El Woolworth, en cambio, sobrevive. Afortunadamente. Quien quiera constatar la relación entre los rascacielos y las catedrales, no tiene más que contemplar las agujas neogóticas que lo coronan o visitar el vestíbulo, cruciforme, con vidrieras tintadas de estilo paleocristiano y una galería de bajorrelieves que, como en las grandes iglesias medievales, representan a varios responsables de la obra: el ingeniero que diseñó la estructura (Aus), el banquero que prestó el dinero (Pierson), el encargado de alquilar las oficinas (Hogan). En lugar de santos, hay murales con alegorías del comercio. El Woolworth Building es una obra de arte.

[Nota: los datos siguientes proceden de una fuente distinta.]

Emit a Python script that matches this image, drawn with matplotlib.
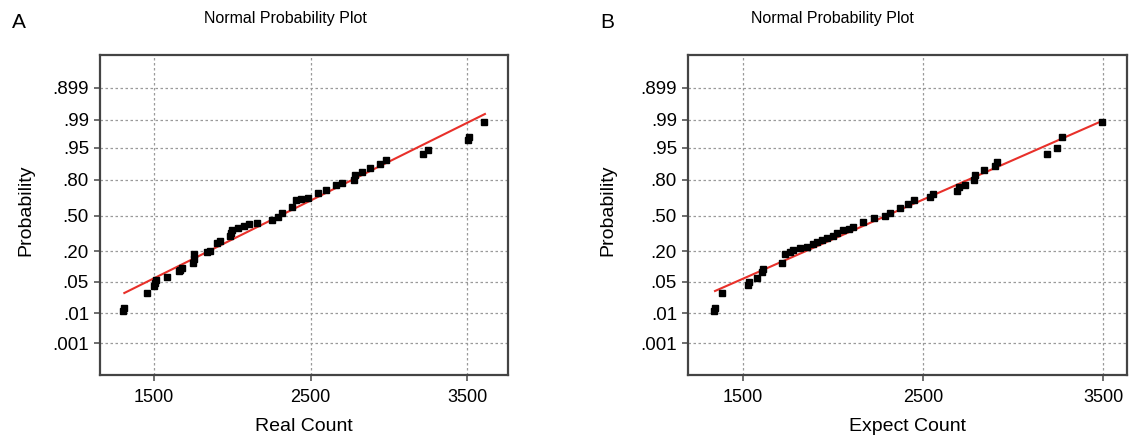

Como el Chrysler, la otra maravilla. Uno de los edificios más bellos del mundo. Qué cúpula extraordinaria. A mí me espanta un poco y a veces sueño con ella, porque una vez Alfonso Armada, viejo amigo y corresponsal del diario
ABC
, me invitó a cenar a su casa de Park Avenue South y me enseñó el balcón: la cumbre del Chrysler estaba cerquísima, imponente, como suspendida en el cielo; yo me sentí también suspendido en el cielo y sufrí un ataque de vértigo.

Esa cúpula fue un sensacional golpe publicitario. Cuando el magnate automovilístico Walter Chrysler encargó el edificio al arquitecto William van Allen, en 1929, pensaba en una torre de 56 pisos, uno más que el Lincoln Building, que se construía en la Calle 42. Eso era suficiente para que el Chrysler fuera el edificio habitable más alto del mundo. Con la estructura ya terminada, el fabricante de coches descubrió que la sede del Banco de Manhattan, otro proyecto en marcha, iba a ser coronada con una pirámide y un mástil para rebasar en 60 centímetros al Chrysler. La carrera por la altura era frenética, justo en el momento en que el hundimiento de la Bolsa de Wall Street abría un abismo bajo la economía mundial. Chrysler tuvo una intuición brillante: había que hacer algo grande para coronar el edificio, algo que fuera excepcional y que no sólo quedara por encima del Banco de Manhattan, sino de la torre Eiffel. Había que hacerlo, además, en secreto.

El arquitecto Van Allen redecoró el exterior del rascacielos con motivos automovilísticos de estilo art-déco y preparó el golpe que le pedía Chrysler: ideó un remate de acero inoxidable en forma de lanza, inspirado en la parrilla del radiador de un coche, y empezó a construirlo, en secreto, dentro del propio edificio. Llegado el momento, en noviembre de 1929, la cúpula fue alzada desde el interior e instalada, a la vista de los neoyorquinos, en menos de dos horas. Un golpe maestro. El Banco de Manhattan quedó burlado y empequeñecido.

El golpe de efecto del Chrysler duró poco, sólo dos años. Lo que tardó otro magnate del automóvil, John Raskob, fundador de General Motors, en terminar su rascacielos. Raskob se asoció en 1920 con una familia multimillonaria, los Du Pont, y con Ellis Pearl, de la sociedad inmobiliaria Empire State, para comprar por 20 millones de dólares el viejo Waldorf-Astoria, derribarlo y ponerse a excavar. Los cimientos estuvieron listos en 13 meses y medio. El edificio tardó casi una década en alzarse. Paradójicamente, la crisis de 1929 y la consiguiente deflación hicieron que el rascacielos, al margen del solar y los cimientos, costara sólo 24.000 dólares. El solar y los cimientos, antes de la depresión, salieron por 41 millones de dólares. El Empire State fue un negocio ruinoso, pero disfrutó de los honores propios de su altura y singularidad (102 pisos y 6.500 ventanas) y fue inaugurado por el presidente Herbert Hoover, que el 1° de mayo de 1931 apretó un botoncito en la Casa Blanca y encendió todas las luces del rascacielos. Eran tiempos siniestros. Groucho Marx contaba en Broadway un chiste sobre la Gran Depresión: «No entiendo de economía, pero sé que cuando los neoyorquinos alimentan a las palomas de Central Park, las cosas van bien; cuando las palomas de Central Park alimentan a los neoyorquinos, como ahora, las cosas van mal».

El Empire State se mantuvo durante 40 años como el rascacielos más alto del mundo y se convirtió en el símbolo de Nueva York. A mí me gusta mucho más el Chrysler, pero el Empire State, con sus iluminaciones conmemorativas, forma parte de la vida cotidiana.